Deux avis juridiques déposés devant la Commission rappellent toutefois qu’il faudrait un amendement constitutionnel pour que la compétence législative en matière d’assurance-emploi soit transférée à Québec. Québec pourrait sinon se rabattre sur la signature d’une entente administrative par laquelle Ottawa lui déléguerait une partie de son pouvoir. Mais cette entente serait nécessairement « fragile » et limitée, disent les constitutionnalistes Benoît Pelletier et Henri Brun.

Le point de vue de Diane Bellemare la place en contradiction avec la position officielle du gouvernement conservateur. « On n’a pas le mandat de démanteler la fédération », répondait notamment le ministre Christian Paradis à ce sujet, au lendemain de l’élection du Parti québécois l’an dernier.

Mme Bellemare avait déjà critiqué la réforme de l’assurance-emploi dans une lettre publiée dans Le Devoir au printemps 2012. Elle craignait que les modifications ne fassent en sorte que plusieurs chômeurs fréquents optent pour la « sécurité de l’aide sociale plutôt que d’occuper de petits boulots ». En obligeant certains chômeurs à accepter n’importe quel boulot, « le gouvernement risque d’augmenter la désuétude des compétences nouvellement acquises », disait-elle.

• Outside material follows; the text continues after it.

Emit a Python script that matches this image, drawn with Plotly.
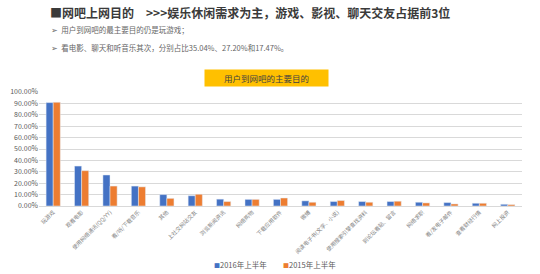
import plotly.graph_objects as go

categories = ["玩游戏", "观看电影", "使用网络通讯(QQ/YY)", "看/听/下载音乐", "其他",
              "上社交网站交友", "浏览新闻资讯", "网络购物", "下载应用软件", "微博",
              "阅读电子书(文学、小说)", "使用搜索引擎查找资料", "到论坛看贴、留言",
              "网络求职", "看/发电子邮件", "查看财经行情", "网上投资"]
h2016 = [0.907, 0.3504, 0.2720, 0.1747, 0.100, 0.090, 0.060, 0.058, 0.058, 0.045,
         0.039, 0.039, 0.039, 0.033, 0.030, 0.024, 0.015]
h2015 = [0.910, 0.310, 0.175, 0.168, 0.067, 0.103, 0.039, 0.058, 0.070, 0.033,
         0.048, 0.033, 0.042, 0.027, 0.018, 0.024, 0.012]
series_names = ["2016年上半年", "2015年上半年"]
series_colors = ["#4472C4", "#ED7D31"]

FONT = "Noto Sans CJK SC"
fig = go.Figure()
fig.add_trace(go.Bar(x=categories, y=h2016, name=series_names[0], marker_color=series_colors[0]))
fig.add_trace(go.Bar(x=categories, y=h2015, name=series_names[1], marker_color=series_colors[1]))

fig.update_layout(
    width=540, height=274,
    margin=dict(l=39, r=18, t=92, b=68, autoexpand=False),
    paper_bgcolor="white", plot_bgcolor="white",
    font=dict(family=FONT, color="#595959"),
    barmode="group", bargap=0.5, bargroupgap=0,
    showlegend=False,
    xaxis=dict(tickangle=-45, tickfont=dict(size=5.5, color="#7f7f7f"), automargin=False,
               showline=True, linecolor="#d9d9d9", linewidth=1, ticks=""),
    yaxis=dict(range=[0, 1.0], dtick=0.1, tickformat=".2%", automargin=False,
               tickfont=dict(size=7, color="#595959"),
               showgrid=True, gridcolor="#d9d9d9", gridwidth=1,
               zeroline=False, ticks=""),
)

# legend drawn as text (small square + series name), like the original
legend_x = [0.358, 0.5]
for name, color, lx in zip(series_names, series_colors, legend_x):
    fig.add_annotation(xref="paper", yref="paper", x=lx, y=-0.51, xanchor="left", yanchor="middle",
                       text=f"<span style='color:{color};font-size:6px'>■</span>{name}",
                       showarrow=False, font=dict(size=7.5, color="#595959", family=FONT))

fig.add_annotation(xref="paper", yref="paper", x=0.018, y=1.7, xanchor="left", yanchor="middle",
                   text="<b>■网吧上网目的　>>>娱乐休闲需求为主，游戏、影视、聊天交友占据前3位</b>",
                   showarrow=False, font=dict(size=12, color="#3a3a3a", family=FONT))
fig.add_annotation(xref="paper", yref="paper", x=0.02, y=1.55, xanchor="left", yanchor="middle",
                   text="➢  用户到网吧的最主要目的仍是玩游戏；",
                   showarrow=False, font=dict(size=7.5, color="#666666", family=FONT))
fig.add_annotation(xref="paper", yref="paper", x=0.02, y=1.39, xanchor="left", yanchor="middle",
                   text="➢  看电影、聊天和听音乐其次，分别占比35.04%、27.20%和17.47%。",
                   showarrow=False, font=dict(size=7.5, color="#666666", family=FONT))
fig.add_annotation(xref="paper", yref="paper", x=0.472, y=1.12, xanchor="center", yanchor="middle",
                   text="　　用户到网吧的主要目的　　", bgcolor="#FFC000", borderpad=2,
                   showarrow=False, font=dict(size=8.5, color="#404040", family=FONT))

fig.write_html("out.html")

Dans son livre, elle ne parle pas spécifiquement de la réforme, mais en critique bien des fondements : inciter les gens à déménager là où il y a des emplois « découle d’une analyse tronquée » de la réalité du marché de l’emploi, dit-elle. De même, « il est faux de penser que le fait de couper à l’assurance-emploi réduira le chômage », croit aussi Mme Bellemare.

À son avis, il faut plutôt miser sur des mesures de formation en entreprise et de formation continue - et permettre ce genre de formation pendant que les gens touchent des prestations. Or, c’est là quelque chose que les obligations imposées aux prestataires empêchent dans les faits, relève Diane Bellemare.